-- START OF DATASET EXTRACT --
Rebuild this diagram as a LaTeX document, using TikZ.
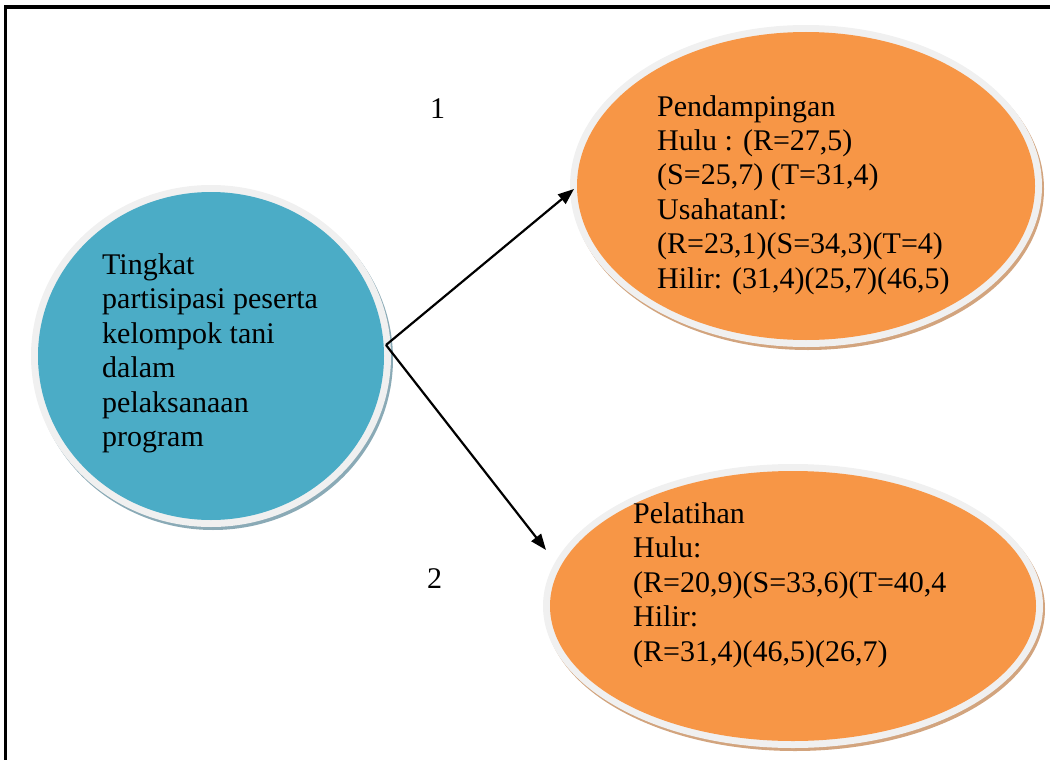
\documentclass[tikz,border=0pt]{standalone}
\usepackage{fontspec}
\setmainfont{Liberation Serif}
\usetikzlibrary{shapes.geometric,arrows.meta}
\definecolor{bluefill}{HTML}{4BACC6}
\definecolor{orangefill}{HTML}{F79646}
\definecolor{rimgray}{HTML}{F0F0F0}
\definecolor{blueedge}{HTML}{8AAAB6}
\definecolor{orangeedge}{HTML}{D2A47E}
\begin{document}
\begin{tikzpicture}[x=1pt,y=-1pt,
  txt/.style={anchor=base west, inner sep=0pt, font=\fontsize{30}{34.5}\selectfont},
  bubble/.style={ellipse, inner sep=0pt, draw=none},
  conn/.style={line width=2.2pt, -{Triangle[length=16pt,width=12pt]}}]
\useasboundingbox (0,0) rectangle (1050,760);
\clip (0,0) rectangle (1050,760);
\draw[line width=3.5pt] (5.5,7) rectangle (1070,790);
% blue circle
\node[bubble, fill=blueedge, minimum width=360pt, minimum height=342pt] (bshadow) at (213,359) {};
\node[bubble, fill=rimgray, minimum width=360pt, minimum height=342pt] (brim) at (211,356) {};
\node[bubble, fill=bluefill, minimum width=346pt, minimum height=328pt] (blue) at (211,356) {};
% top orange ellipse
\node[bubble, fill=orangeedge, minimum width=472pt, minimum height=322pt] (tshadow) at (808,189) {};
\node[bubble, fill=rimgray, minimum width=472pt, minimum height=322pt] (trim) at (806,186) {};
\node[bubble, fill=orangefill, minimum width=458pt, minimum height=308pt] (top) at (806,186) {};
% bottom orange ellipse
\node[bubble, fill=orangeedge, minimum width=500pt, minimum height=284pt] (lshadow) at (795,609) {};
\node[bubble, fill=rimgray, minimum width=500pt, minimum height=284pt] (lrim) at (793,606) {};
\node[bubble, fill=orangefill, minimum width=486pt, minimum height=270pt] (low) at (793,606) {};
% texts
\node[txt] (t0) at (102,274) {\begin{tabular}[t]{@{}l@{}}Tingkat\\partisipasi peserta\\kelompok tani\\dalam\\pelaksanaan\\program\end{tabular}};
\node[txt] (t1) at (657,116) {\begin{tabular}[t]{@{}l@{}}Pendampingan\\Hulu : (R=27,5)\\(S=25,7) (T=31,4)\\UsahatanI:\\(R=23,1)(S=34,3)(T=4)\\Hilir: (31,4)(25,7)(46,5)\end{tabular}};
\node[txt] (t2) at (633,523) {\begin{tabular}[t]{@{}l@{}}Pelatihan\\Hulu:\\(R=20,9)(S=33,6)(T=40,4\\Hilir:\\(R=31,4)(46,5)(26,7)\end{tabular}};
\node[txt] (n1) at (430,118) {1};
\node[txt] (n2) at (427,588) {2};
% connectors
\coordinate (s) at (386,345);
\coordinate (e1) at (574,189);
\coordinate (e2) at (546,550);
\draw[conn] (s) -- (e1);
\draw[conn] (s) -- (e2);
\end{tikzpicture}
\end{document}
-- END OF DATASET EXTRACT --
Copy out the whole listing exactly, and don't carry over any pictures.

Rebuild this diagram as a LaTeX document, using TikZ.
\documentclass[tikz,border=0pt]{standalone}
\usepackage{fontspec}
\setmainfont{Liberation Serif}
\usetikzlibrary{shapes.geometric,arrows.meta}
\definecolor{bluefill}{HTML}{4BACC6}
\definecolor{orangefill}{HTML}{F79646}
\definecolor{rimgray}{HTML}{F0F0F0}
\definecolor{blueedge}{HTML}{8AAAB6}
\definecolor{orangeedge}{HTML}{D2A47E}
\begin{document}
\begin{tikzpicture}[x=1pt,y=-1pt,
  txt/.style={anchor=base west, inner sep=0pt, font=\fontsize{30}{34.5}\selectfont},
  bubble/.style={ellipse, inner sep=0pt, draw=none},
  conn/.style={line width=2.2pt, -{Triangle[length=16pt,width=12pt]}}]
\useasboundingbox (0,0) rectangle (1050,760);
\clip (0,0) rectangle (1050,760);
\draw[line width=3.5pt] (5.5,7) rectangle (1070,790);
% blue circle
\node[bubble, fill=blueedge, minimum width=360pt, minimum height=342pt] (bshadow) at (213,359) {};
\node[bubble, fill=rimgray, minimum width=360pt, minimum height=342pt] (brim) at (211,356) {};
\node[bubble, fill=bluefill, minimum width=346pt, minimum height=328pt] (blue) at (211,356) {};
% top orange ellipse
\node[bubble, fill=orangeedge, minimum width=472pt, minimum height=322pt] (tshadow) at (808,189) {};
\node[bubble, fill=rimgray, minimum width=472pt, minimum height=322pt] (trim) at (806,186) {};
\node[bubble, fill=orangefill, minimum width=458pt, minimum height=308pt] (top) at (806,186) {};
% bottom orange ellipse
\node[bubble, fill=orangeedge, minimum width=500pt, minimum height=284pt] (lshadow) at (795,609) {};
\node[bubble, fill=rimgray, minimum width=500pt, minimum height=284pt] (lrim) at (793,606) {};
\node[bubble, fill=orangefill, minimum width=486pt, minimum height=270pt] (low) at (793,606) {};
% texts
\node[txt] (t0) at (102,274) {\begin{tabular}[t]{@{}l@{}}Tingkat\\partisipasi peserta\\kelompok tani\\dalam\\pelaksanaan\\program\end{tabular}};
\node[txt] (t1) at (657,116) {\begin{tabular}[t]{@{}l@{}}Pendampingan\\Hulu : (R=27,5)\\(S=25,7) (T=31,4)\\UsahatanI:\\(R=23,1)(S=34,3)(T=4)\\Hilir: (31,4)(25,7)(46,5)\end{tabular}};
\node[txt] (t2) at (633,523) {\begin{tabular}[t]{@{}l@{}}Pelatihan\\Hulu:\\(R=20,9)(S=33,6)(T=40,4\\Hilir:\\(R=31,4)(46,5)(26,7)\end{tabular}};
\node[txt] (n1) at (430,118) {1};
\node[txt] (n2) at (427,588) {2};
% connectors
\coordinate (s) at (386,345);
\coordinate (e1) at (574,189);
\coordinate (e2) at (546,550);
\draw[conn] (s) -- (e1);
\draw[conn] (s) -- (e2);
\end{tikzpicture}
\end{document}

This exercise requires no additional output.